Introduction

The post you are currently reading shall demonstrate how far our data published on social media is being heavily gathered for data analysis. The demonstration holds as a beginner kid like me is going to scrape data, i.e store data on a file, after only two weeks of learning. Not only the code I built works solely on the website I shall be presenting but rather on any website! However, It is not robust enough to rely upon except for simple cases.


Contents


Motivation

Machine learning, The prettiest-looking AI nowadays, does not work without data. In fact, one of the fundamental pillars of AI’s success is the availability of right data. Unfortunately, industries do not like to share them. Most probably, due to the sensitivity of competition, as rivals would always favor to stay ahead of their competitors. So, what do you do if you needed data for research, business, or even for a hobbyist-project but could not find it? Buying data costs you too much, and not everyone has tight relationships with industries whose platforms generate desired data. Scraping websites, i.e gathering data on web into a readable format by the computer, is a highly recommended skill for data analysts.

Code on Github

Here is the scraper I built. Even-though its design is not restricted to a specific website, I only test it on metacritic. The code contains an example on scraping metacritic’s 2019 best PS4 games.

How The Code Works?

The following is a brief illustration of metacritic’s example on github’s repo. If you checked out metacritic’s link, you would see a list of games, each with its own score and release date. First, Let’s take a look on what your machine actually reads in order to render that page.

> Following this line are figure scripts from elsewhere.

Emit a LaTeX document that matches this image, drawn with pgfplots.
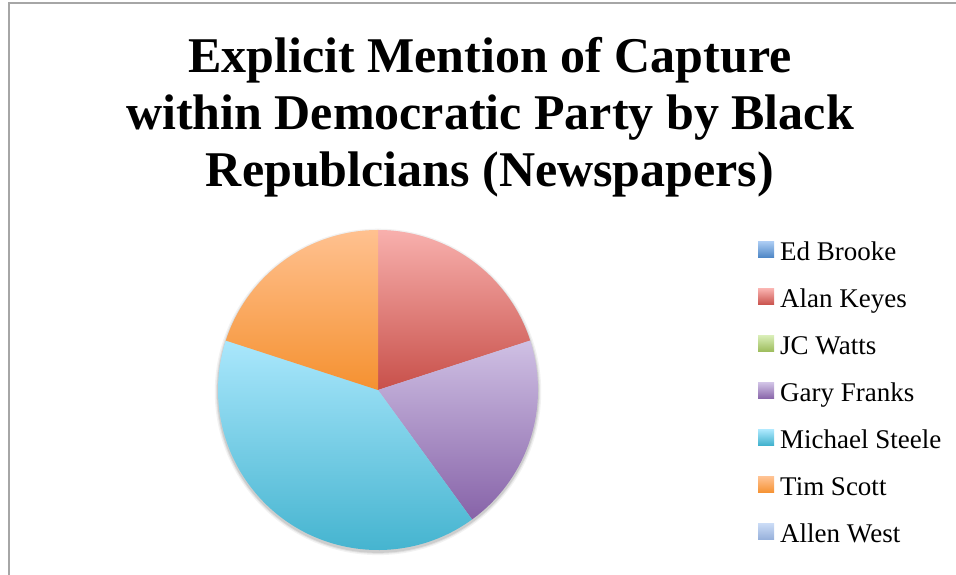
\documentclass[border=0pt]{standalone}
\usepackage{pgfplots}
\usepackage{pgfplotstable}
\pgfplotsset{compat=1.18}
\usepackage{fontspec}
\setmainfont{Liberation Serif}

\definecolor{top0}{HTML}{A9CAF2}\definecolor{bot0}{HTML}{4A84C4}
\definecolor{top1}{HTML}{F8B0AD}\definecolor{bot1}{HTML}{C8504A}
\definecolor{top2}{HTML}{D7ECB4}\definecolor{bot2}{HTML}{9BBB59}
\definecolor{top3}{HTML}{CFC0E4}\definecolor{bot3}{HTML}{8763A8}
\definecolor{top4}{HTML}{AAE7FC}\definecolor{bot4}{HTML}{3BAFCB}
\definecolor{top5}{HTML}{FFC190}\definecolor{bot5}{HTML}{F59130}
\definecolor{top6}{HTML}{C9DAF5}\definecolor{bot6}{HTML}{95AFDA}
\definecolor{framegray}{HTML}{A6A6A6}

% share of mentions per person
\pgfplotstableread{
name value
{Ed Brooke} 0
{Alan Keyes} 1
{JC Watts} 0
{Gary Franks} 1
{Michael Steele} 2
{Tim Scott} 1
{Allen West} 0
}\piedata

\begin{document}
\begin{tikzpicture}[x=1pt,y=1pt]
\path[use as bounding box] (0,0) rectangle (956,575);
\draw[framegray, line width=1.5pt] (9,-2) -- (9,572) -- (960,572);

% title
\node[anchor=base, font=\fontsize{50}{57}\selectfont\bfseries] at (490,502) {Explicit Mention of Capture};
\node[anchor=base, font=\fontsize{50}{57}\selectfont\bfseries] at (490,445) {within Democratic Party by Black};
\node[anchor=base, font=\fontsize{50}{57}\selectfont\bfseries] at (490,388) {Republcians (Newspapers)};

\begin{axis}[
  at={(378pt,185pt)}, anchor=origin,
  x=160pt, y=160pt,
  xmin=-1, xmax=1, ymin=-1, ymax=1,
  hide axis, clip=false,
]
\addplot[draw=none] coordinates {(0,0)};
% soft shadow
\foreach \r/\o in {1.02/0.05,1.012/0.07,1.006/0.09}{
  \edef\tmp{\noexpand\fill[black, opacity=\o] (axis cs:0,-0.012) circle[radius=\r*160pt];}\tmp
}
\pgfmathsetmacro\total{5}
\def\curang{90}
\pgfplotsforeachungrouped \i in {0,...,6}{
  \pgfplotstablegetelem{\i}{value}\of\piedata
  \let\v\pgfplotsretval
  \pgfmathsetmacro\sweep{360*\v/\total}
  \pgfmathsetmacro\endang{\curang-\sweep}
  \pgfmathsetmacro\xs{cos(\curang)}
  \pgfmathsetmacro\ys{sin(\curang)}
  \ifdim\sweep pt>0pt
    \edef\tmp{\noexpand\shade[top color=top\i, bottom color=bot\i] (axis cs:0,0) -- (axis cs:\xs,\ys) arc[start angle=\curang, end angle=\endang, radius=160pt] -- cycle;}
    \tmp
  \fi
  \global\let\curang\endang
}
\end{axis}

% legend
\foreach \k/\lab in {0/Ed Brooke,1/Alan Keyes,2/JC Watts,3/Gary Franks,4/Michael Steele,5/Tim Scott,6/Allen West}{
  \shade[top color=top\k, bottom color=bot\k] (758,{317-47*\k}) rectangle (774,{333-47*\k});
  \node[anchor=base west, inner sep=0pt, font=\fontsize{27}{31}\selectfont] at (780,{314-47*\k}) {\lab};
}
\end{tikzpicture}
\end{document}
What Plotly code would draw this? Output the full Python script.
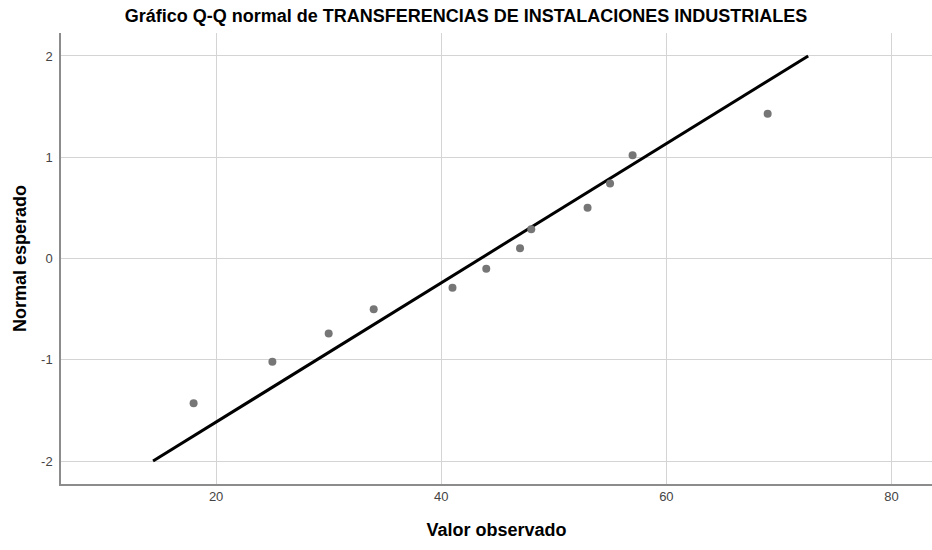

<ol class="list_products list_product_condensed"
  <li class="product game_product">
    ...
  </li>
  <li class="product game_product">
    ...
  </li>
  <li class="product game_product">
    ..
</ol>

each li tag corresponds to some game on the list. While ol tag corresponds to a wrapper of all games on the list. Here is a sample of what is inside each game’s tag.

<li class="product game_product">
  <div class="product_wrap">
    <div class="basic_stat product_title">
      <a href="/game/playstation-4/nier-automata---game-of-the-yorha-edition"
        NieR: Automata - Game of the YoRHa Edition
      </a>
    </div>
  </div>
</li>

Now, How does the program scrapes data of websites? There are three steps to get the code working, (I) enter the link which contains data intended to be scraped,

mainURL = "https://www.metacritic.com"
subURL = "/browse/games/score/metascore/year/ps4/filtered?year_selected=2019"

(II) specify the tags’ path from root up to the tag which wraps all games list,

listNodeSequence = tagSequence.tagSequence([('ol', {"class":"list_products list_product_condensed"}), ('div', {"class":"product_condensed"}), ('div', {"class": "body_wrap" ..

then (III) for each data desired to be scraped, alike game name, game score, game release date, specify the path from the game’s tag up to that data. make sure not to type any game-specific data like the href of nier: automata

columns_paths = tagsPaths.tagsPaths(
    [
    ('title', [('a',), ('div', {"class":"basic_stat product_title"}), ('div', {"class":"product_wrap"})], -1),

    ('critic_rating', [('div',), ('div', {"class":"product_score"}), ('div', {"class":"product_wrap"})], -1),

    ('user_rating', [('span', {"class":"textscore"}), ('li', {"class":"product_avguserscore"}), ('ul',), ('div', {"class":"condensed_stats"}), ('div', {"class":"product_wrap"})], -1),

    ('release_date', [('span', {"class":"data"}), ('li', {"class":"release_date"}), ('ul',), ('div', {"class":"condensed_stats"}), ('div', {"class":"product_wrap"})], -1)
    ]
    )

after running the program, you should obtain a list of containing all games, not just one of them.

[
	{
		"critic_rating": "91",
		"release_date": "Jul  2, 2019",
		"title": "Final Fantasy XIV: Shadowbringers",
		"user_rating": "8.3"
	},
	{
		"critic_rating": "91",
		"release_date": "Feb 26, 2019",
		"title": "NieR: Automata - Game of the YoRHa Edition",
		"user_rating": "8.4"
	},
  ...

The remaining of the code sample are available in the github’s repo. They are named metacritic2019_main.py, metacritic2019_functions.py. and metacritic2019_data.json

that’s it! for any website, just provide the link which contains data, and the two paths, one from root up to wrapper tag, and the other from each record’s tag up to desired data.